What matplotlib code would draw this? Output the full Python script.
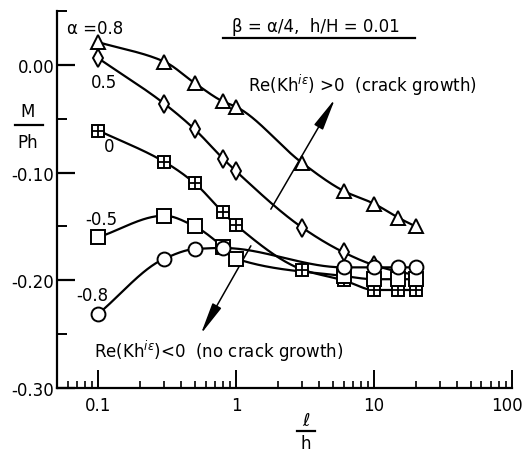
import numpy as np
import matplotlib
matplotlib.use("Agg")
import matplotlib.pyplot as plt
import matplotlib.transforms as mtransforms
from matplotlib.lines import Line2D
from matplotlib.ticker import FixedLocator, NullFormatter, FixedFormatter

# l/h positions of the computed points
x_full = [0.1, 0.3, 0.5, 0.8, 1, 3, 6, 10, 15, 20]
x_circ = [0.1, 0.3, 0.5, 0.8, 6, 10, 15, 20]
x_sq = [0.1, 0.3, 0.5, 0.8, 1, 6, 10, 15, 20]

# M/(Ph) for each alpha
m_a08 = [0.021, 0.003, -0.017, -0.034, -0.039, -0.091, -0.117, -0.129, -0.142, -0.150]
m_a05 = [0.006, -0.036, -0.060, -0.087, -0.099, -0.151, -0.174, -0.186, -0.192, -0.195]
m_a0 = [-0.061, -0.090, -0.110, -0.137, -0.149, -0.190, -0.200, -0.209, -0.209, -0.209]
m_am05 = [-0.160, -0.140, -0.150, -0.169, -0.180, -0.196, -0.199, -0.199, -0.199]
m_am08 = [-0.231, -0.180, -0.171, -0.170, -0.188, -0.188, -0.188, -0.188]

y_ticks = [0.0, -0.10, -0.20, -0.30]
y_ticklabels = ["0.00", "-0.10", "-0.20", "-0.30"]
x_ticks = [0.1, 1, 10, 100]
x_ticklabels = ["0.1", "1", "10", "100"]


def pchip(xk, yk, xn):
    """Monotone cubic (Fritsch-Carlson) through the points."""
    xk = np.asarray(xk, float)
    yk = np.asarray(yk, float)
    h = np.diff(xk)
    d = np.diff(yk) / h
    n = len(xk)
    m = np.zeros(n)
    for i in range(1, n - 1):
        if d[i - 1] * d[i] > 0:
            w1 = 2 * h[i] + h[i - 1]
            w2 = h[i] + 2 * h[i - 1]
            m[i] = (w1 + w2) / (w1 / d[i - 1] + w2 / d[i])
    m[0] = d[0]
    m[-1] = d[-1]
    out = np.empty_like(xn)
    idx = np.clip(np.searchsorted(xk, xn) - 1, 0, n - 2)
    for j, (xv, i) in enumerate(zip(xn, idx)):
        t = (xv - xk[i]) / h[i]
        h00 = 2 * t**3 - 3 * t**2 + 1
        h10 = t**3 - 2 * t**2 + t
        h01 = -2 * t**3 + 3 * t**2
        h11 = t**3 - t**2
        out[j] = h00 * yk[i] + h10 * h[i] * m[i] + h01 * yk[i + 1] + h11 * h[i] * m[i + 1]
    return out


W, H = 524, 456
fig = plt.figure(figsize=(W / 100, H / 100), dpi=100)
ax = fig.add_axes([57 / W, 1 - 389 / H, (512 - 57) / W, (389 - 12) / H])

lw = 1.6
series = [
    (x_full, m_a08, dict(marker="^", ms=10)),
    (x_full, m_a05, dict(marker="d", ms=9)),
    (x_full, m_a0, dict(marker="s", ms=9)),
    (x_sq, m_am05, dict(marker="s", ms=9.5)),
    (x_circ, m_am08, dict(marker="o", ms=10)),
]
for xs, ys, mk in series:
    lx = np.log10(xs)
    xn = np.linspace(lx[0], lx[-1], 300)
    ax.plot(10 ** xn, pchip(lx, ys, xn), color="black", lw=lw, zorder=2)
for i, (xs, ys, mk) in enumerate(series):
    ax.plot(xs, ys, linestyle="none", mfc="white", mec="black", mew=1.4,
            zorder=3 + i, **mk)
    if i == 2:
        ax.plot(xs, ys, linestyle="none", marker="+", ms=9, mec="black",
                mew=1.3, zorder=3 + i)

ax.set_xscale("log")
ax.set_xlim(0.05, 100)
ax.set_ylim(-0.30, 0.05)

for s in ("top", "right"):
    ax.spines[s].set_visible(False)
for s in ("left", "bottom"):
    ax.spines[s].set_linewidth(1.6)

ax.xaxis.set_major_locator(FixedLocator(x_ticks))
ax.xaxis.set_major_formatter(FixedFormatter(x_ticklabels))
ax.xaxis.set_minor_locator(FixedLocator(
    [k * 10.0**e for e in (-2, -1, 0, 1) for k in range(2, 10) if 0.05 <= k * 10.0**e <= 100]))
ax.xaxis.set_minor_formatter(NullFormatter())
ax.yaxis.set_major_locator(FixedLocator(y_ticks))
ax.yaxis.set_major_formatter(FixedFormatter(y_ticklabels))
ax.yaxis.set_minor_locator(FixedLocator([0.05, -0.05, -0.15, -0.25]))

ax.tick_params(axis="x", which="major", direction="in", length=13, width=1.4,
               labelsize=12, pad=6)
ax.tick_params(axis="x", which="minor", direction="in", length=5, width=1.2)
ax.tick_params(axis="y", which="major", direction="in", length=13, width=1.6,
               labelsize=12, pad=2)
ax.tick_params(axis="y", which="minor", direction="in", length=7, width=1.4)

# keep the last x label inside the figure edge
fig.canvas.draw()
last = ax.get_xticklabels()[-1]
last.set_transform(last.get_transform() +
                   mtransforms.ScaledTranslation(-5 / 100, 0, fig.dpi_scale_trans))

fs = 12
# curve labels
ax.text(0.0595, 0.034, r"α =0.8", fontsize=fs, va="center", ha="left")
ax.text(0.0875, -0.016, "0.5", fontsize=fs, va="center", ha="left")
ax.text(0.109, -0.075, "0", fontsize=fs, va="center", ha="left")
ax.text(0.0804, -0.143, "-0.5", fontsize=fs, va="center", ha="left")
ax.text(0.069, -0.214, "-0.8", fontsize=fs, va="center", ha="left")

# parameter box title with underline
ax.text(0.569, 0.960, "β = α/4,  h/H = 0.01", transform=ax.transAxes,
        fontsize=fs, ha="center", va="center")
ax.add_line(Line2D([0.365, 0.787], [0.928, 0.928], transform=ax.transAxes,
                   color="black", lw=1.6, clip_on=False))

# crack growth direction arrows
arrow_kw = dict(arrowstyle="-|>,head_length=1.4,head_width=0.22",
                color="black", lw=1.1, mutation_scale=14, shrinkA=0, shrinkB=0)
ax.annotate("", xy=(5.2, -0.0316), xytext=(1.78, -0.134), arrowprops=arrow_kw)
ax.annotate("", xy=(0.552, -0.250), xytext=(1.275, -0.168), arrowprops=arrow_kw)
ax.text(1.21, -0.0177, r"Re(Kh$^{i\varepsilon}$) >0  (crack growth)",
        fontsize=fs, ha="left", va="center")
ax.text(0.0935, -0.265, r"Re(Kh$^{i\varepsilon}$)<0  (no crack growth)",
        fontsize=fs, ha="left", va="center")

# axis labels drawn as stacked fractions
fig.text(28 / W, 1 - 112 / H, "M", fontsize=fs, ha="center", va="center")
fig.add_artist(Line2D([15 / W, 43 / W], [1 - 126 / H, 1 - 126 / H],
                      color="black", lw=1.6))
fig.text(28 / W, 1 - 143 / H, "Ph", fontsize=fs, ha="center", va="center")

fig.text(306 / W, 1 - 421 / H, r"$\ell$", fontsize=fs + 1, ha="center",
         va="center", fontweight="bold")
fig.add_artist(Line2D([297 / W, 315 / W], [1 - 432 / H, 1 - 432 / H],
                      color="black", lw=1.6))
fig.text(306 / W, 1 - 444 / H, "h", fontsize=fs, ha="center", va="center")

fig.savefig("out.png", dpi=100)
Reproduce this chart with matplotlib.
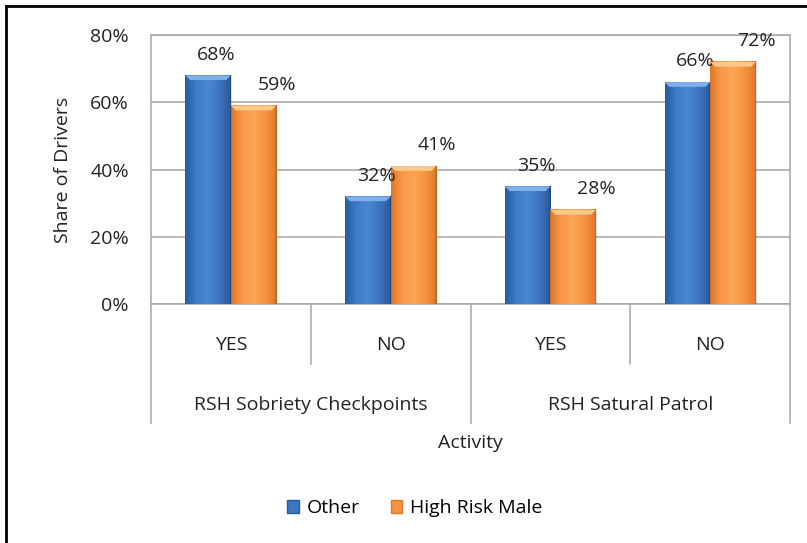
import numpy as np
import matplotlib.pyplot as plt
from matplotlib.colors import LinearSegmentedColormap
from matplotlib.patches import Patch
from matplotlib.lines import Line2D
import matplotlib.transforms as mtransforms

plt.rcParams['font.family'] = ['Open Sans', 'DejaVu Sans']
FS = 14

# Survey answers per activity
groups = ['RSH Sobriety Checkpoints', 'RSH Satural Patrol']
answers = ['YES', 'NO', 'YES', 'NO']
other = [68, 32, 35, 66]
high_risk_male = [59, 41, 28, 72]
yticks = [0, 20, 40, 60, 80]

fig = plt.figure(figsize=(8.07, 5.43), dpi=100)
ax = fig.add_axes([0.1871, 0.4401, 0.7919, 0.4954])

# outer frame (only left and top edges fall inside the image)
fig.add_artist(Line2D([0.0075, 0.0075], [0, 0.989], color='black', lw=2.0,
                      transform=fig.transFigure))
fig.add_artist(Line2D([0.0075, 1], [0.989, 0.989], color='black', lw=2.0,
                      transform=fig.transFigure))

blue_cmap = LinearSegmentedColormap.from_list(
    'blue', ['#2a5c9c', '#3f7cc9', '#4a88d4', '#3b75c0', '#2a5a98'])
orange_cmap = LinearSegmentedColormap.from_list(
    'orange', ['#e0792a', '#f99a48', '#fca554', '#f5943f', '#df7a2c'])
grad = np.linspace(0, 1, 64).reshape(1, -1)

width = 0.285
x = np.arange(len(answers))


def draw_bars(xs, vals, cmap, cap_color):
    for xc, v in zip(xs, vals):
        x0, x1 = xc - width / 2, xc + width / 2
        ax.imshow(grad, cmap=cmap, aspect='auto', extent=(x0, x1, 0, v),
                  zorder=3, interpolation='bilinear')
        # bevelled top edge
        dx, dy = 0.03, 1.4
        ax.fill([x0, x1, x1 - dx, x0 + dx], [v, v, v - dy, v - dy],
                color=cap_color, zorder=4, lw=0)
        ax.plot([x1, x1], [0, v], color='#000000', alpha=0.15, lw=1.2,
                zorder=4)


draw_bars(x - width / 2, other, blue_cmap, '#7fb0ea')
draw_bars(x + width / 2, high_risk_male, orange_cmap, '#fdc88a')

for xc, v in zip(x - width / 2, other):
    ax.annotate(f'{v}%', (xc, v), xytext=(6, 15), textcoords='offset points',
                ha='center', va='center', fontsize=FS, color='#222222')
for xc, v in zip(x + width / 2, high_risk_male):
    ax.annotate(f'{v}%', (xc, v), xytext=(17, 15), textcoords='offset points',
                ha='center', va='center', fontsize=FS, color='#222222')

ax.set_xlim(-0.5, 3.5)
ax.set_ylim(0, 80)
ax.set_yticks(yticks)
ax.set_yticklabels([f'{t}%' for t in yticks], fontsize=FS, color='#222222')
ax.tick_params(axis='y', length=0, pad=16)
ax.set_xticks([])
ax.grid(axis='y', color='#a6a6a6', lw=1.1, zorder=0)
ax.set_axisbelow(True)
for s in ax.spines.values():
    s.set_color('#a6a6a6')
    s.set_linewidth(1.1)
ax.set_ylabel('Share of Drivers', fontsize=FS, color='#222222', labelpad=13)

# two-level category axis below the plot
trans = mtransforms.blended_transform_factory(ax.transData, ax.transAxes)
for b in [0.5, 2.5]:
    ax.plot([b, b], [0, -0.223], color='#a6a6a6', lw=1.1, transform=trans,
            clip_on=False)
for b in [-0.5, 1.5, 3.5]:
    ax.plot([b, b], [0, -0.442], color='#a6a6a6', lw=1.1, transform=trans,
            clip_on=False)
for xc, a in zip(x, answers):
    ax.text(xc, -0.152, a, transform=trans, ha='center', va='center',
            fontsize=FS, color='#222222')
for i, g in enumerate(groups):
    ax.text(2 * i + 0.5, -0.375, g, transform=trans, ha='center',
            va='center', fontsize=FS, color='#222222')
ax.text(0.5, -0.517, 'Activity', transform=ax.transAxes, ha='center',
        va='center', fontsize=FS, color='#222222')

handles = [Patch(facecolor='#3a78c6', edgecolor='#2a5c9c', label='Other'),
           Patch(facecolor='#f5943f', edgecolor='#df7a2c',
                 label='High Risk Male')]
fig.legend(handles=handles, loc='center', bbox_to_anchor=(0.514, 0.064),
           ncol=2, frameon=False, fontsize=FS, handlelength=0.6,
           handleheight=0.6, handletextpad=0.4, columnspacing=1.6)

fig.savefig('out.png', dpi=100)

● Exercise instructions
Please reproduce the listing exactly from its opening line through the line that contains "x_sq = [0.1, 0.3, 0.5, 0.8, 1, 6, 10, 15, 20]", both included, with all pictures omitted.

● Completed task
What matplotlib code would draw this? Output the full Python script.
import numpy as np
import matplotlib
matplotlib.use("Agg")
import matplotlib.pyplot as plt
import matplotlib.transforms as mtransforms
from matplotlib.lines import Line2D
from matplotlib.ticker import FixedLocator, NullFormatter, FixedFormatter

# l/h positions of the computed points
x_full = [0.1, 0.3, 0.5, 0.8, 1, 3, 6, 10, 15, 20]
x_circ = [0.1, 0.3, 0.5, 0.8, 6, 10, 15, 20]
x_sq = [0.1, 0.3, 0.5, 0.8, 1, 6, 10, 15, 20]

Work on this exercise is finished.